Your assets are exposed to your co-owner’s debts. For example, if you add your adult son on the title of your home and he is successfully sued, you could be forced to sell your home to pay his debts.
It’s easy to add a co-owner but difficult to take someone’s name off the title. If the person doesn’t agree, you could find yourself in court.
If you add a minor as a joint owner, the only way to sell or refinance later is through a court guardianship, which will not end until the minor becomes an adult.
If your co-owner becomes incapacitated, you could find yourself with a new co-owner—the court. If you need your co-owner’s signature to sell or refinance and he/she is incapacitated, you’ll have to ask the court to appoint someone to act for your co-owner, even if the ill owner is your spouse. Usually the court will then stay involved to protect that owner’s interests.

Life insurance policies, IRAs, retirement plans and some bank accounts let you name a beneficiary. After you die, the proceeds will be paid directly to your beneficiary without probate. At least that’s how it’s supposed to work.

But if your beneficiary dies before you or you both die at the same time, the proceeds will have to go through probate so they can be distributed with the rest of your assets. If your beneficiary is incapacitated or is a minor when you die, the institution paying the funds will usually insist on court supervision. If you list “my estate” as beneficiary, the court must determine who that is.

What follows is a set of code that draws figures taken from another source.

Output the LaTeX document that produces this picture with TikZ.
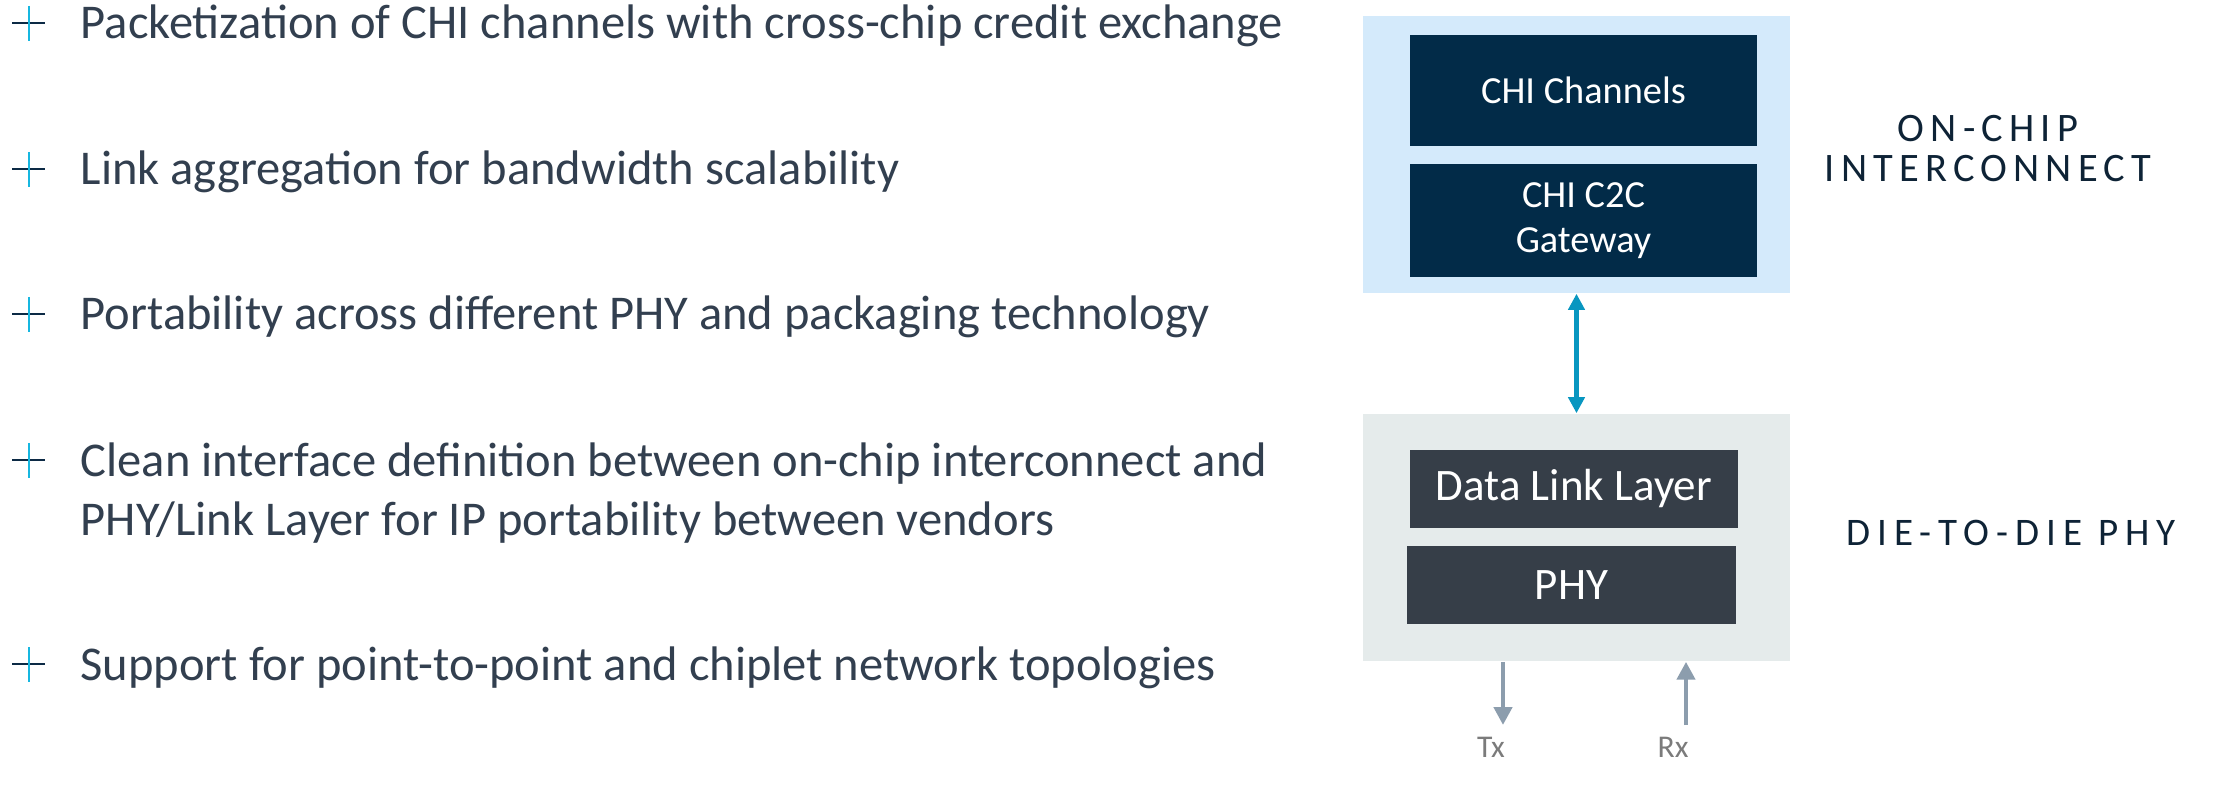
\documentclass[tikz,border=0pt]{standalone}
\usepackage{fontspec}
\setmainfont{Carlito}
\newfontfamily\trackfont[LetterSpace=15.3]{Carlito}
\usetikzlibrary{positioning,arrows.meta}

\definecolor{bodytext}{HTML}{323F4F}
\definecolor{crossnavy}{HTML}{0C2A45}
\definecolor{crosscyan}{HTML}{17B7E0}
\definecolor{chipbg}{HTML}{D4EAFB}
\definecolor{chipbox}{HTML}{022B48}
\definecolor{phybg}{HTML}{E5EBEB}
\definecolor{phybox}{HTML}{363E48}
\definecolor{linkarrow}{HTML}{0896C0}
\definecolor{iogrey}{HTML}{8C9DAD}
\definecolor{labelgrey}{HTML}{7B7B7B}
\definecolor{sidenavy}{HTML}{0E2336}

\begin{document}
\begin{tikzpicture}[
  x=0.01cm, y=-0.01cm,
  point/.style={anchor=base west, inner sep=0pt, text=bodytext, align=left,
                font=\fontsize{13.8}{16.5}\selectfont},
  panel/.style={inner sep=0pt, minimum width=4.27cm},
  block/.style={inner sep=0pt, text=white, align=center},
  side/.style={inner sep=0pt, text=sidenavy, align=center, anchor=base,
               font=\trackfont\fontsize{11.5}{11.4}\selectfont},
  io/.style={iogrey, line width=1.3pt, -{Triangle[width=5.1pt, length=5.1pt]}},
  iolabel/.style={inner sep=0pt, text=labelgrey, anchor=base,
                  font=\fontsize{9}{10}\selectfont},
]
  \useasboundingbox (0,0) rectangle (2223,785);

  \foreach \y in {23,169,314,460,664} {
    \draw[crossnavy, line width=0.85pt] (12,\y) -- (45,\y);
    \draw[crosscyan, line width=0.85pt] (29,\y-17) -- (29,\y+18);
  }

  \node[point] (p1) at (80,39) {Packetization of CHI channels with cross-chip credit exchange};
  \node[point] (p2) at (80,185) {Link aggregation for bandwidth scalability};
  \node[point] (p3) at (80,330) {Portability across different PHY and packaging technology};
  \node[point] (p4) at (80,535) {Clean interface definition between on-chip interconnect and\\
                                 PHY/Link Layer for IP portability between vendors};
  \node[point] (p5) at (80,680) {Support for point-to-point and chiplet network topologies};

  \node[panel, fill=chipbg, minimum height=2.77cm] (chip) at (1576.5,154.5) {};
  \node[block, fill=chipbox, minimum width=3.47cm, minimum height=1.11cm,
        font=\fontsize{10.9}{12.8}\selectfont] (chan) at (1583.5,90.5) {CHI Channels};
  \node[block, fill=chipbox, minimum width=3.47cm, minimum height=1.12cm,
        font=\fontsize{10.9}{12.8}\selectfont, below=0.17cm of chan] (gate)
        {CHI C2C\\Gateway};

  \node[panel, fill=phybg, minimum height=2.47cm] (d2d) at (1576.5,537.5) {};
  \node[block, fill=phybox, minimum width=3.28cm, minimum height=0.78cm,
        font=\fontsize{12.8}{14}\selectfont] (link) at (1574,489) {Data Link Layer};
  \node[block, fill=phybox, minimum width=3.29cm, minimum height=0.78cm,
        font=\fontsize{12.8}{14}\selectfont, below=0.17cm of link,
        xshift=-0.025cm] (phy) {PHY};

  \node[side] (onchip) at (1988,182) {ON-CHIP\\INTERCONNECT};
  \node[side, font=\trackfont\addfontfeature{LetterSpace=18}\fontsize{11.1}{11.4}\selectfont]
       (d2dlabel) at (2011,545) {DIE-TO-DIE PHY};

  \draw[linkarrow, line width=1.4pt,
        {Triangle[width=4.6pt, length=4.6pt]}-{Triangle[width=4.6pt, length=4.6pt]}]
    (chip) -- (d2d);

  \node[iolabel] (tx) at (1491,757) {Tx};
  \node[iolabel] (rx) at (1673,757) {Rx};
  \coordinate (txend) at (1503,725);
  \coordinate (rxend) at (1686,725);
  \draw[io] (d2d.south -| txend) -- (txend);
  \draw[io] (rxend) -- (d2d.south -| rxend);
\end{tikzpicture}
\end{document}
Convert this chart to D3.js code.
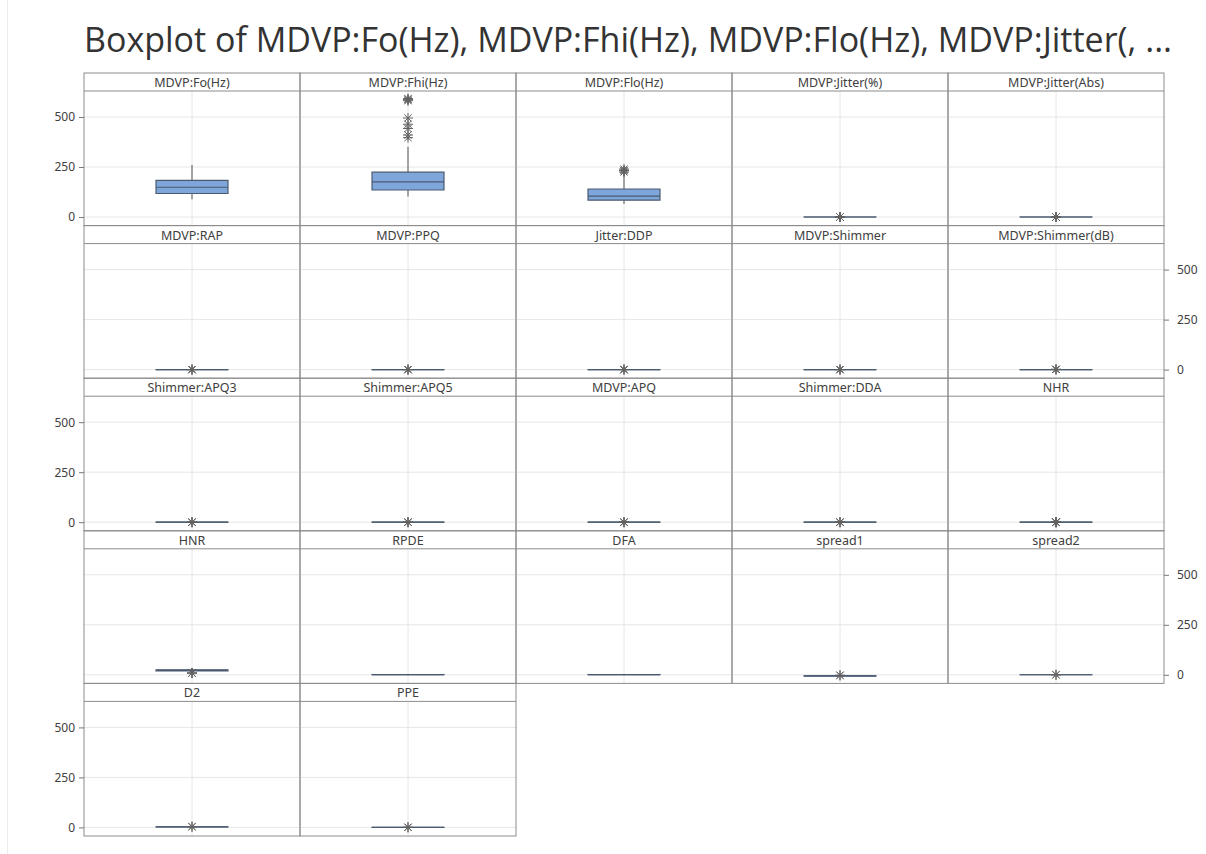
<!DOCTYPE html>
<html>
<head>
  <meta charset="utf-8">
  <script src="https://d3js.org/d3.v7.min.js"></script>
  <style>
    body { margin: 0; background: #fff; }
    svg { display: block; }
  </style>
</head>
<body>
<script type="text/javascript">
  "use strict";

  // variables in panel order (5 per row, last row has 2)
  var variables = ["MDVP:Fo(Hz)", "MDVP:Fhi(Hz)", "MDVP:Flo(Hz)", "MDVP:Jitter(%)", "MDVP:Jitter(Abs)",
    "MDVP:RAP", "MDVP:PPQ", "Jitter:DDP", "MDVP:Shimmer", "MDVP:Shimmer(dB)",
    "Shimmer:APQ3", "Shimmer:APQ5", "MDVP:APQ", "Shimmer:DDA", "NHR",
    "HNR", "RPDE", "DFA", "spread1", "spread2",
    "D2", "PPE"];

  var q1s = [117.6, 134.9, 84.3, 0.0035, 0.00002, 0.0017, 0.0019, 0.0050, 0.0165, 0.148,
    0.0083, 0.0091, 0.0133, 0.0249, 0.0059, 19.2, 0.421, 0.675, -6.45, 0.174, 2.099, 0.137];
  var medians = [148.8, 175.8, 104.3, 0.0049, 0.00003, 0.0025, 0.0027, 0.0075, 0.0230, 0.221,
    0.0128, 0.0135, 0.0183, 0.0384, 0.0117, 22.1, 0.496, 0.722, -5.72, 0.219, 2.362, 0.194];
  var q3s = [182.8, 224.2, 140.0, 0.0074, 0.00006, 0.0038, 0.0040, 0.0115, 0.0379, 0.350,
    0.0203, 0.0222, 0.0295, 0.0608, 0.0256, 25.1, 0.588, 0.762, -5.05, 0.279, 2.636, 0.253];
  var lowWhiskers = [88.3, 102.1, 65.5, 0.0017, 0.00001, 0.0007, 0.0009, 0.0020, 0.0095, 0.085,
    0.0046, 0.0057, 0.0072, 0.0136, 0.0007, 10.5, 0.257, 0.574, -7.96, 0.040, 1.423, 0.045];
  var highWhiskers = [260.1, 351.0, 214.0, 0.0131, 0.00013, 0.0071, 0.0079, 0.0214, 0.0696, 0.652,
    0.0373, 0.0418, 0.0521, 0.1118, 0.0532, 33.0, 0.685, 0.825, -3.44, 0.436, 3.413, 0.427];
  var outliers = [
    [],
    [592.0, 588.5, 586.6, 581.3, 495.0, 463.7, 442.6, 410.0, 396.6],
    [239.2, 232.5, 232.4, 225.2],
    [0.0331, 0.0270, 0.0190, 0.0160, 0.0150],
    [0.00026, 0.00022, 0.00016, 0.00014],
    [0.0214, 0.0167, 0.0101],
    [0.0196, 0.0156, 0.0105],
    [0.0643, 0.0502, 0.0302],
    [0.119, 0.0951, 0.0872],
    [1.302, 1.018, 0.866],
    [0.0565, 0.0452, 0.0403],
    [0.0794, 0.0650, 0.0499],
    [0.138, 0.0869, 0.0733],
    [0.1694, 0.1357, 0.1210],
    [0.3148, 0.2630, 0.2160, 0.1650, 0.1100, 0.0870],
    [8.44, 8.87, 9.35],
    [],
    [],
    [-2.43, -2.84],
    [0.4505, 0.0063],
    [3.671, 3.52],
    [0.527, 0.454]
  ];

  var yTicks = [0, 250, 500];
  var titleText = "Boxplot of MDVP:Fo(Hz), MDVP:Fhi(Hz), MDVP:Flo(Hz), MDVP:Jitter(, ...";

  // layout
  var width = 1206, height = 854;
  var gridLeft = 84, gridTop = 73;
  var colW = 216, rowH = 152.6, stripH = 18, nCols = 5;
  var boxW = 72;

  var svg = d3.select("body")
    .append("svg")
      .attr("width", width)
      .attr("height", height);

  // faint window edge at left
  svg.append("line")
    .attr("x1", 7.5).attr("x2", 7.5)
    .attr("y1", 0).attr("y2", height)
    .style("stroke", "#ececec");

  svg.append("text")
    .attr("x", gridLeft)
    .attr("y", 52)
    .attr("textLength", 1088)
    .attr("lengthAdjust", "spacingAndGlyphs")
    .style("font-family", "'Open Sans', 'Noto Sans', sans-serif")
    .style("font-size", "34px")
    .style("fill", "#333")
    .text(titleText);

  var font = "'Noto Sans', 'Open Sans', sans-serif";

  // asterisk symbol used by the outliers
  function star(r) {
    var d = r * 0.72;
    return "M" + (-r) + ",0H" + r +
      "M0," + (-r) + "V" + r +
      "M" + (-d) + "," + (-d) + "L" + d + "," + d +
      "M" + (-d) + "," + d + "L" + d + "," + (-d);
  }

  variables.forEach(function (name, i) {
    var row = Math.floor(i / nCols), col = i % nCols;
    var x0 = gridLeft + col * colW, y0 = gridTop + row * rowH;
    var cx = x0 + colW / 2;

    var y = d3.scaleLinear()
      .domain([-43, 630])
      .range([y0 + rowH, y0 + stripH]);

    var g = svg.append("g");

    // gridlines
    g.selectAll("line.hgrid")
      .data(yTicks)
      .enter()
      .append("line")
        .attr("x1", x0).attr("x2", x0 + colW)
        .attr("y1", function (d) { return y(d); })
        .attr("y2", function (d) { return y(d); })
        .style("stroke", "#e6e6e6");

    g.append("line")
      .attr("x1", cx).attr("x2", cx)
      .attr("y1", y0 + stripH).attr("y2", y0 + rowH)
      .style("stroke", "#e6e6e6");

    // whiskers
    g.append("line")
      .attr("x1", cx).attr("x2", cx)
      .attr("y1", y(q3s[i])).attr("y2", y(highWhiskers[i]))
      .style("stroke", "#555");
    g.append("line")
      .attr("x1", cx).attr("x2", cx)
      .attr("y1", y(q1s[i])).attr("y2", y(lowWhiskers[i]))
      .style("stroke", "#555");

    // box (as a path so a zero-height box still shows as a line)
    var bx0 = cx - boxW / 2, bx1 = cx + boxW / 2;
    g.append("path")
      .attr("d", "M" + bx0 + "," + y(q3s[i]) + "H" + bx1 + "V" + y(q1s[i]) + "H" + bx0 + "Z")
      .style("fill", "#7ea6da")
      .style("stroke", "#4d5b6e")
      .style("stroke-width", 1.2);

    g.append("line")
      .attr("x1", bx0).attr("x2", bx1)
      .attr("y1", y(medians[i])).attr("y2", y(medians[i]))
      .style("stroke", "#4a5870")
      .style("stroke-width", 1.2);

    // outliers
    g.selectAll("path.out")
      .data(outliers[i])
      .enter()
      .append("path")
        .attr("transform", function (d) { return "translate(" + cx + "," + y(d) + ")"; })
        .attr("d", star(5))
        .style("fill", "none")
        .style("stroke", "#606060")
        .style("stroke-width", 1);

    // panel frame and strip
    g.append("rect")
      .attr("x", x0).attr("y", y0)
      .attr("width", colW).attr("height", rowH)
      .style("fill", "none")
      .style("stroke", "#8c8c8c");
    g.append("line")
      .attr("x1", x0).attr("x2", x0 + colW)
      .attr("y1", y0 + stripH).attr("y2", y0 + stripH)
      .style("stroke", "#8c8c8c");

    g.append("text")
      .attr("x", cx)
      .attr("y", y0 + 14)
      .attr("text-anchor", "middle")
      .style("font-family", font)
      .style("font-size", "12.5px")
      .style("fill", "#404040")
      .text(name);

    // axes alternate left / right by row
    if (col === 0 && row % 2 === 0) {
      var axL = d3.axisLeft(y).tickValues(yTicks).tickSize(5).tickPadding(4);
      svg.append("g")
        .attr("transform", "translate(" + x0 + ",0)")
        .call(axL)
        .call(function (a) { a.select(".domain").remove(); })
        .call(function (a) {
          a.selectAll("line").style("stroke", "#777");
          a.selectAll("text").style("font-family", font).style("font-size", "12px").style("fill", "#404040");
        });
    }
    if (col === nCols - 1 && row % 2 === 1) {
      var axR = d3.axisRight(y).tickValues(yTicks).tickSize(5).tickPadding(8);
      svg.append("g")
        .attr("transform", "translate(" + (x0 + colW) + ",0)")
        .call(axR)
        .call(function (a) { a.select(".domain").remove(); })
        .call(function (a) {
          a.selectAll("line").style("stroke", "#777");
          a.selectAll("text").style("font-family", font).style("font-size", "12px").style("fill", "#404040");
        });
    }
  });
</script>
</body>
</html>
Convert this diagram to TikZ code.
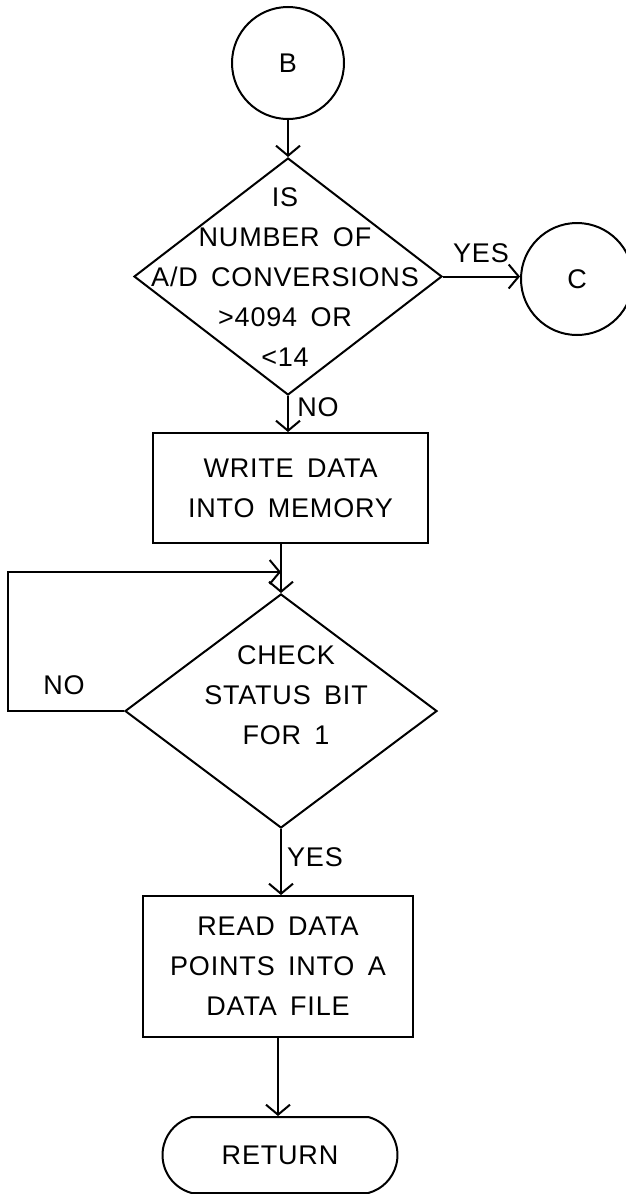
\documentclass[tikz,border=0pt]{standalone}
\usepackage{fontspec}
\setmainfont{Liberation Sans}[LetterSpace=3,WordSpace=1.6]
\usetikzlibrary{arrows.meta,shapes.geometric,shapes.misc}
\begin{document}
\begin{tikzpicture}[x=1pt,y=-1pt,
  line width=2pt,
  every node/.style={font=\fontsize{27}{40}\selectfont},
  arr/.style={-{Straight Barb[length=10pt,width=24pt,line width=2pt]}},
  conn/.style={draw,circle,minimum size=112pt,inner sep=0pt},
  proc/.style={draw,rectangle,align=center,inner sep=0pt},
  decide/.style={draw,diamond,inner sep=0pt},
  term/.style={draw,rounded rectangle,rounded rectangle arc length=150,inner sep=0pt},
  txt/.style={align=center,inner sep=0pt},
  lbl/.style={inner sep=0pt}]
\useasboundingbox (0,0) rectangle (626,1194);

% connectors
\node[conn] (B) at (288,63) {B};
\node[conn] (C) at (577,279) {C};

% first decision
\node[decide,minimum width=308pt,minimum height=237pt] (d1) at (288,276.5) {};
\node[txt] (d1t) at (285,277) {IS\\NUMBER OF\\A/D CONVERSIONS\\>4094 OR\\<14};

% write block
\node[proc,minimum width=275pt,minimum height=110pt] (w) at (290.5,488) {WRITE DATA\\INTO MEMORY};

% status poll
\node[decide,minimum width=312pt,minimum height=234pt] (d2) at (281,711) {};
\node[txt] (d2t) at (286,695) {CHECK\\STATUS BIT\\FOR 1};

% read block
\node[proc,minimum width=270pt,minimum height=141pt] (r) at (278,966.5) {READ DATA\\POINTS INTO A\\DATA FILE};

% end
\node[term,minimum width=235pt,minimum height=76pt] (ret) at (280,1155) {RETURN};

% loop corners
\coordinate (lx) at (8,0);
\coordinate (join) at (281,572);

% flow
\draw[arr] (B) -- (d1.north);
\draw[arr] (d1.east) -- (d1.east -| C.west);
\draw[arr] (d1.south) -- (d1.south |- w.north);
\draw[arr] (w.south -| d2.north) -- (d2.north);
\draw[arr] (d2.west) -- (d2.west -| lx) |- (join);
\draw[arr] (d2.south) -- (d2.south |- r.north);
\draw[arr] (r.south) -- (r.south |- ret.north);

% branch labels
\node[lbl] (yes1) at (481,253) {YES};
\node[lbl] (no1) at (318,407) {NO};
\node[lbl] (no2) at (64,685) {NO};
\node[lbl] (yes2) at (315,857) {YES};
\end{tikzpicture}
\end{document}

If your beneficiary does receive the proceeds, he or she may not be responsible enough to handle such a large sum of money and/or may be unduly influenced by others.

Most powers of attorney become invalid at incapacity. A durable power of attorney does extend through incapacity. Neither will be valid after you die and even a durable power of attorney may not work when it’s needed.

That’s because some financial institutions will not accept any power of attorney; others will insist that it be on their own forms. The reason is they have no way of knowing if you have changed your mind and they do not want to be held liable for giving access to your assets to someone you may not want to have them. If it is accepted, it still may not work the way you want. Giving someone power of attorney is often like giving that person a blank check to do whatever he/she wants with your assets.

Assets in a living trust avoid probate at death, court interference at incapacity (yours and your beneficiaries’) and court control of minors’ inheritances. It brings all of your assets together under one plan, preventing unintentional disinheriting and ensuring the distributions you desire. Assets that remain in the trust are protected from beneficiaries’ creditors, ex-spouses, predators and irresponsible spending.

For these reasons and more, a living trust is generally preferred over a will, and is often the perfect foundation for most families’ estate plans.

For the best results, yes. An experienced attorney can provide valuable guidance and will prepare the documents correctly. You’ve worked hard all your life to build your estate. Having your estate plan prepared by a professional will give you peace of mind, knowing it will work the way you want to protect your assets and those you love.

Provides clear instructions for distributing your assets after you die.
Protects your assets and gives instructions for your care should you become incapacitated.
Names a guardian and inheritance manager for minor children.
Provides for those who depend upon you (parents, children, pets).
Provides for the transfer of a business at retirement, disability and death.
Provides for family members who may be irresponsible with money or need future protection from creditors or divorce.
Includes life and other insurance to provide for your family and protect your assets.
Coordinates your assets so that each person receives the inheritance you want them to have.
Is an ongoing process, not a one-time event. You should update your estate plan as your situation and the laws change.